## Brief
Produce an exact copy of all the data below, dropping every image.

## Working data

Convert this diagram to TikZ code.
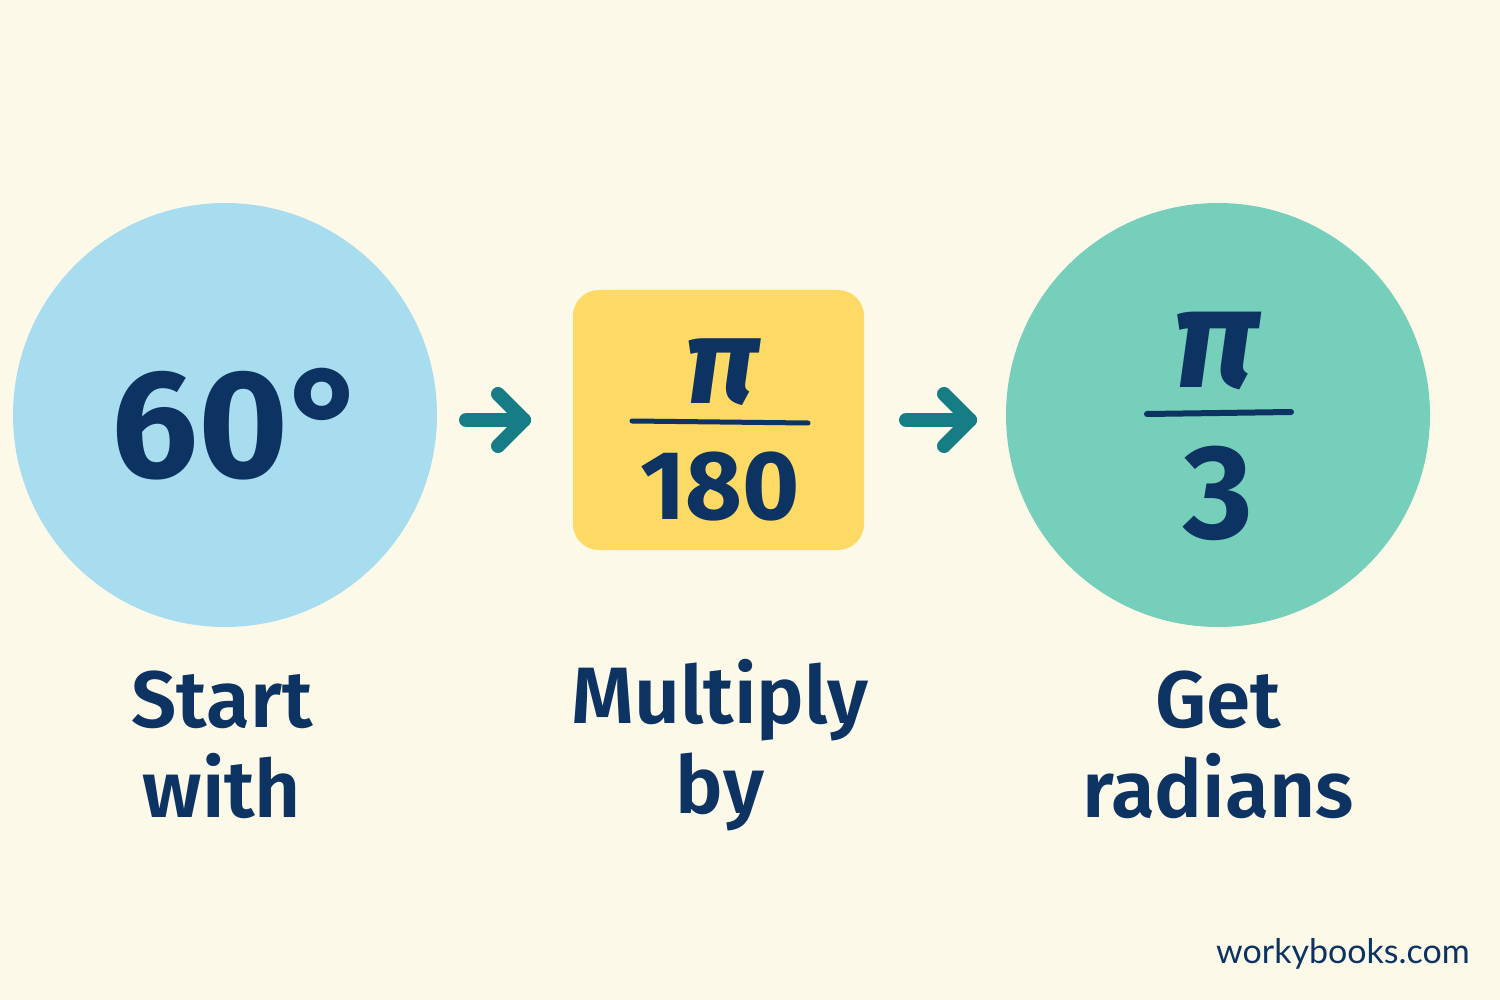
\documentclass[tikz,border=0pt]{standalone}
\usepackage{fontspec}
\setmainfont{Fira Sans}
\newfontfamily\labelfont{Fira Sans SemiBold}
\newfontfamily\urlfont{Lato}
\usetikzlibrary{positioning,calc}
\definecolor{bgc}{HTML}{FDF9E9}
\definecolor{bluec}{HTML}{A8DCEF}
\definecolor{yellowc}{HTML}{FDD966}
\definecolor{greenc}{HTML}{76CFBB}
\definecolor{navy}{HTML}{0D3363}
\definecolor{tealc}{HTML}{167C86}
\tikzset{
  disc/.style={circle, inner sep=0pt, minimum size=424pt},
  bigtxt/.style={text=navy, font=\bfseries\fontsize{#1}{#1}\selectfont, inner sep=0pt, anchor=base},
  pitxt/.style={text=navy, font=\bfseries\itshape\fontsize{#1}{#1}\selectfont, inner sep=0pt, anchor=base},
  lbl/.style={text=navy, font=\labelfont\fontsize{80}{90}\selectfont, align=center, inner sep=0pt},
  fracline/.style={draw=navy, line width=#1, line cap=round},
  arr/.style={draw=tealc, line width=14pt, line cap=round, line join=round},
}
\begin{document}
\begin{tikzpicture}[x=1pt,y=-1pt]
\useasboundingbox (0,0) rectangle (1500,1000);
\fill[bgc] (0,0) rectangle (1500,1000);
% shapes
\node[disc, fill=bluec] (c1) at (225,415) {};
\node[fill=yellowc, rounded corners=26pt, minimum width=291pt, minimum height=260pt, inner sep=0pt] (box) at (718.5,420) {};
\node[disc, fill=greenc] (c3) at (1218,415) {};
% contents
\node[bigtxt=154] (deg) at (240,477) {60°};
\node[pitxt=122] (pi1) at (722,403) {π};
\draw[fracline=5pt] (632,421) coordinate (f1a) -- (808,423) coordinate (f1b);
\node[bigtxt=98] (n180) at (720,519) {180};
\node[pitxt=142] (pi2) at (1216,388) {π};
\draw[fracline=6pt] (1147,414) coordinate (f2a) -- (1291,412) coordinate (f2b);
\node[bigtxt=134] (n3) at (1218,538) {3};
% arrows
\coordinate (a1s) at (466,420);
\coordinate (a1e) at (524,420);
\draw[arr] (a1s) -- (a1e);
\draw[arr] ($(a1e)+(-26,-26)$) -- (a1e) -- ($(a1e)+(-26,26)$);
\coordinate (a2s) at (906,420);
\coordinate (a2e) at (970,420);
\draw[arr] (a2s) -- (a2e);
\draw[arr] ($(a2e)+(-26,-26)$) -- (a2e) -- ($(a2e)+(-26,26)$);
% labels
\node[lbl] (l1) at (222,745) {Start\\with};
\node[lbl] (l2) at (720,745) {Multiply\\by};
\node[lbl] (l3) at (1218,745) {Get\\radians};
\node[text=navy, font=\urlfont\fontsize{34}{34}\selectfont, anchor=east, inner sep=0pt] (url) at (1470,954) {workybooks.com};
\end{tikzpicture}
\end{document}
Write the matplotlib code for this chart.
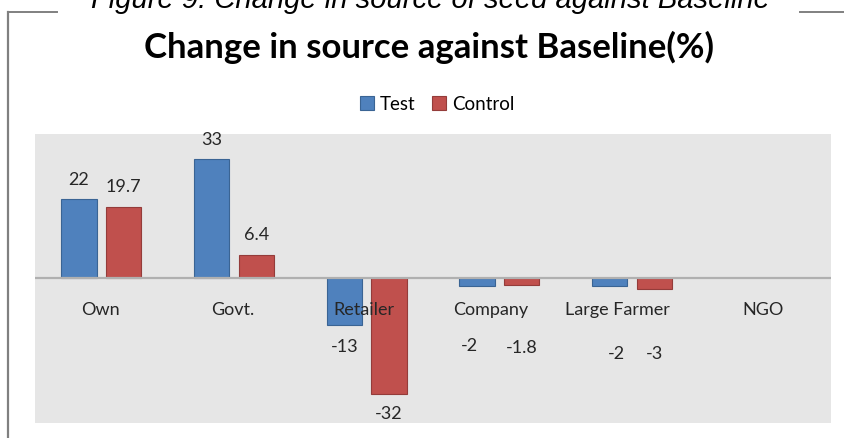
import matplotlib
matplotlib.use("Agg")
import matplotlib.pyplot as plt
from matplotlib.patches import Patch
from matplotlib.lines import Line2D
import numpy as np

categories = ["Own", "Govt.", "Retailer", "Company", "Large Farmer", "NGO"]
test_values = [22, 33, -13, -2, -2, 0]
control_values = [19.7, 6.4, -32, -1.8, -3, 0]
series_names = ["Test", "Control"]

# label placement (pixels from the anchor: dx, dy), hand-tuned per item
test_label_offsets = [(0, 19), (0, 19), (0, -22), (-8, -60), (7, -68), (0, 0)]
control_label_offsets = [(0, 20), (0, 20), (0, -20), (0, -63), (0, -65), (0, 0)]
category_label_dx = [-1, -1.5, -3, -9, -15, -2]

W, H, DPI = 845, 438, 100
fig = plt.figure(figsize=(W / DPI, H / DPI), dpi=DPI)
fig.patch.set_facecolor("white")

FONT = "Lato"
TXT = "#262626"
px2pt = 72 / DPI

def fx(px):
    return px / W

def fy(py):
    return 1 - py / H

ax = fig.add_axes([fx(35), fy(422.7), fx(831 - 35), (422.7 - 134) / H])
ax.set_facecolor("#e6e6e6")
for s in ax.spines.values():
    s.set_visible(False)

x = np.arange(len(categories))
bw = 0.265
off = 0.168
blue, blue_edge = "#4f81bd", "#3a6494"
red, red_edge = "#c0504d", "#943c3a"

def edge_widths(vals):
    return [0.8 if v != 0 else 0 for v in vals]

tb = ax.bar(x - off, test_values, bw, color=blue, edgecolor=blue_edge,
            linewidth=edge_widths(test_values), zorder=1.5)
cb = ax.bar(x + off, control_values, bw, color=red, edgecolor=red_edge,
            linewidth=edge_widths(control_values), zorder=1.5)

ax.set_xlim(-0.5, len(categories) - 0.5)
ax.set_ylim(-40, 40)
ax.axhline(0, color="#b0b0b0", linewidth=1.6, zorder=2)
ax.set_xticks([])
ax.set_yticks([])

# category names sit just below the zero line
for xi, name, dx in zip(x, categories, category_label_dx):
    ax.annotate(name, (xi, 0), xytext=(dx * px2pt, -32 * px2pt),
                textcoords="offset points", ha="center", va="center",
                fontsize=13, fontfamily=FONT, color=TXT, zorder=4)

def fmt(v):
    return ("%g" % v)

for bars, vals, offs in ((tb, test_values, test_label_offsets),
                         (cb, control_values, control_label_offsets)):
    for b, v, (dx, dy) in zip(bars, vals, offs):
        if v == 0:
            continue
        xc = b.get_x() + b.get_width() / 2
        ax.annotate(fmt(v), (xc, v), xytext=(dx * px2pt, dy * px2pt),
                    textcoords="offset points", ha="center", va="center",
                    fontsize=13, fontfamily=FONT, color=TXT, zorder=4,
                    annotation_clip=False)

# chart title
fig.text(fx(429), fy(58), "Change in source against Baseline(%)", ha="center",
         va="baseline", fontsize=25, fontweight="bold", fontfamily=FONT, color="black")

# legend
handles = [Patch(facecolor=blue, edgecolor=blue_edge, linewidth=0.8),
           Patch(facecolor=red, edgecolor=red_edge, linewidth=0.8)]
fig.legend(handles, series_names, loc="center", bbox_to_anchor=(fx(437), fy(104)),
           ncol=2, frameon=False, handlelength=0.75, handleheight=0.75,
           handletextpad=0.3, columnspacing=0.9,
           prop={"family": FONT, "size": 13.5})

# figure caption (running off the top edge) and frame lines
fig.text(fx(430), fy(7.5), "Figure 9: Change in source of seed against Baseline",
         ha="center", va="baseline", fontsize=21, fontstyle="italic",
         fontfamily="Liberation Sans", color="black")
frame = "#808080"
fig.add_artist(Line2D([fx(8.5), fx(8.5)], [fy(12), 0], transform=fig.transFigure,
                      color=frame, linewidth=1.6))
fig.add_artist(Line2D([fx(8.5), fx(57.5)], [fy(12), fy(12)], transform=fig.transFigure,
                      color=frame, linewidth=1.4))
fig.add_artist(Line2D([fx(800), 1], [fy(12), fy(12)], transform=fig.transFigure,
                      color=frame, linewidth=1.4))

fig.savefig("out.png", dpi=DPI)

## Task result
Convert this diagram to TikZ code.
\documentclass[tikz,border=0pt]{standalone}
\usepackage{fontspec}
\setmainfont{Fira Sans}
\newfontfamily\labelfont{Fira Sans SemiBold}
\newfontfamily\urlfont{Lato}
\usetikzlibrary{positioning,calc}
\definecolor{bgc}{HTML}{FDF9E9}
\definecolor{bluec}{HTML}{A8DCEF}
\definecolor{yellowc}{HTML}{FDD966}
\definecolor{greenc}{HTML}{76CFBB}
\definecolor{navy}{HTML}{0D3363}
\definecolor{tealc}{HTML}{167C86}
\tikzset{
  disc/.style={circle, inner sep=0pt, minimum size=424pt},
  bigtxt/.style={text=navy, font=\bfseries\fontsize{#1}{#1}\selectfont, inner sep=0pt, anchor=base},
  pitxt/.style={text=navy, font=\bfseries\itshape\fontsize{#1}{#1}\selectfont, inner sep=0pt, anchor=base},
  lbl/.style={text=navy, font=\labelfont\fontsize{80}{90}\selectfont, align=center, inner sep=0pt},
  fracline/.style={draw=navy, line width=#1, line cap=round},
  arr/.style={draw=tealc, line width=14pt, line cap=round, line join=round},
}
\begin{document}
\begin{tikzpicture}[x=1pt,y=-1pt]
\useasboundingbox (0,0) rectangle (1500,1000);
\fill[bgc] (0,0) rectangle (1500,1000);
% shapes
\node[disc, fill=bluec] (c1) at (225,415) {};
\node[fill=yellowc, rounded corners=26pt, minimum width=291pt, minimum height=260pt, inner sep=0pt] (box) at (718.5,420) {};
\node[disc, fill=greenc] (c3) at (1218,415) {};
% contents
\node[bigtxt=154] (deg) at (240,477) {60°};
\node[pitxt=122] (pi1) at (722,403) {π};
\draw[fracline=5pt] (632,421) coordinate (f1a) -- (808,423) coordinate (f1b);
\node[bigtxt=98] (n180) at (720,519) {180};
\node[pitxt=142] (pi2) at (1216,388) {π};
\draw[fracline=6pt] (1147,414) coordinate (f2a) -- (1291,412) coordinate (f2b);
\node[bigtxt=134] (n3) at (1218,538) {3};
% arrows
\coordinate (a1s) at (466,420);
\coordinate (a1e) at (524,420);
\draw[arr] (a1s) -- (a1e);
\draw[arr] ($(a1e)+(-26,-26)$) -- (a1e) -- ($(a1e)+(-26,26)$);
\coordinate (a2s) at (906,420);
\coordinate (a2e) at (970,420);
\draw[arr] (a2s) -- (a2e);
\draw[arr] ($(a2e)+(-26,-26)$) -- (a2e) -- ($(a2e)+(-26,26)$);
% labels
\node[lbl] (l1) at (222,745) {Start\\with};
\node[lbl] (l2) at (720,745) {Multiply\\by};
\node[lbl] (l3) at (1218,745) {Get\\radians};
\node[text=navy, font=\urlfont\fontsize{34}{34}\selectfont, anchor=east, inner sep=0pt] (url) at (1470,954) {workybooks.com};
\end{tikzpicture}
\end{document}
Write the matplotlib code for this chart.
import matplotlib
matplotlib.use("Agg")
import matplotlib.pyplot as plt
from matplotlib.patches import Patch
from matplotlib.lines import Line2D
import numpy as np

categories = ["Own", "Govt.", "Retailer", "Company", "Large Farmer", "NGO"]
test_values = [22, 33, -13, -2, -2, 0]
control_values = [19.7, 6.4, -32, -1.8, -3, 0]
series_names = ["Test", "Control"]

# label placement (pixels from the anchor: dx, dy), hand-tuned per item
test_label_offsets = [(0, 19), (0, 19), (0, -22), (-8, -60), (7, -68), (0, 0)]
control_label_offsets = [(0, 20), (0, 20), (0, -20), (0, -63), (0, -65), (0, 0)]
category_label_dx = [-1, -1.5, -3, -9, -15, -2]

W, H, DPI = 845, 438, 100
fig = plt.figure(figsize=(W / DPI, H / DPI), dpi=DPI)
fig.patch.set_facecolor("white")

FONT = "Lato"
TXT = "#262626"
px2pt = 72 / DPI

def fx(px):
    return px / W

def fy(py):
    return 1 - py / H

ax = fig.add_axes([fx(35), fy(422.7), fx(831 - 35), (422.7 - 134) / H])
ax.set_facecolor("#e6e6e6")
for s in ax.spines.values():
    s.set_visible(False)

x = np.arange(len(categories))
bw = 0.265
off = 0.168
blue, blue_edge = "#4f81bd", "#3a6494"
red, red_edge = "#c0504d", "#943c3a"

def edge_widths(vals):
    return [0.8 if v != 0 else 0 for v in vals]

tb = ax.bar(x - off, test_values, bw, color=blue, edgecolor=blue_edge,
            linewidth=edge_widths(test_values), zorder=1.5)
cb = ax.bar(x + off, control_values, bw, color=red, edgecolor=red_edge,
            linewidth=edge_widths(control_values), zorder=1.5)

ax.set_xlim(-0.5, len(categories) - 0.5)
ax.set_ylim(-40, 40)
ax.axhline(0, color="#b0b0b0", linewidth=1.6, zorder=2)
ax.set_xticks([])
ax.set_yticks([])

# category names sit just below the zero line
for xi, name, dx in zip(x, categories, category_label_dx):
    ax.annotate(name, (xi, 0), xytext=(dx * px2pt, -32 * px2pt),
                textcoords="offset points", ha="center", va="center",
                fontsize=13, fontfamily=FONT, color=TXT, zorder=4)

def fmt(v):
    return ("%g" % v)

for bars, vals, offs in ((tb, test_values, test_label_offsets),
                         (cb, control_values, control_label_offsets)):
    for b, v, (dx, dy) in zip(bars, vals, offs):
        if v == 0:
            continue
        xc = b.get_x() + b.get_width() / 2
        ax.annotate(fmt(v), (xc, v), xytext=(dx * px2pt, dy * px2pt),
                    textcoords="offset points", ha="center", va="center",
                    fontsize=13, fontfamily=FONT, color=TXT, zorder=4,
                    annotation_clip=False)

# chart title
fig.text(fx(429), fy(58), "Change in source against Baseline(%)", ha="center",
         va="baseline", fontsize=25, fontweight="bold", fontfamily=FONT, color="black")

# legend
handles = [Patch(facecolor=blue, edgecolor=blue_edge, linewidth=0.8),
           Patch(facecolor=red, edgecolor=red_edge, linewidth=0.8)]
fig.legend(handles, series_names, loc="center", bbox_to_anchor=(fx(437), fy(104)),
           ncol=2, frameon=False, handlelength=0.75, handleheight=0.75,
           handletextpad=0.3, columnspacing=0.9,
           prop={"family": FONT, "size": 13.5})

# figure caption (running off the top edge) and frame lines
fig.text(fx(430), fy(7.5), "Figure 9: Change in source of seed against Baseline",
         ha="center", va="baseline", fontsize=21, fontstyle="italic",
         fontfamily="Liberation Sans", color="black")
frame = "#808080"
fig.add_artist(Line2D([fx(8.5), fx(8.5)], [fy(12), 0], transform=fig.transFigure,
                      color=frame, linewidth=1.6))
fig.add_artist(Line2D([fx(8.5), fx(57.5)], [fy(12), fy(12)], transform=fig.transFigure,
                      color=frame, linewidth=1.4))
fig.add_artist(Line2D([fx(800), 1], [fy(12), fy(12)], transform=fig.transFigure,
                      color=frame, linewidth=1.4))

fig.savefig("out.png", dpi=DPI)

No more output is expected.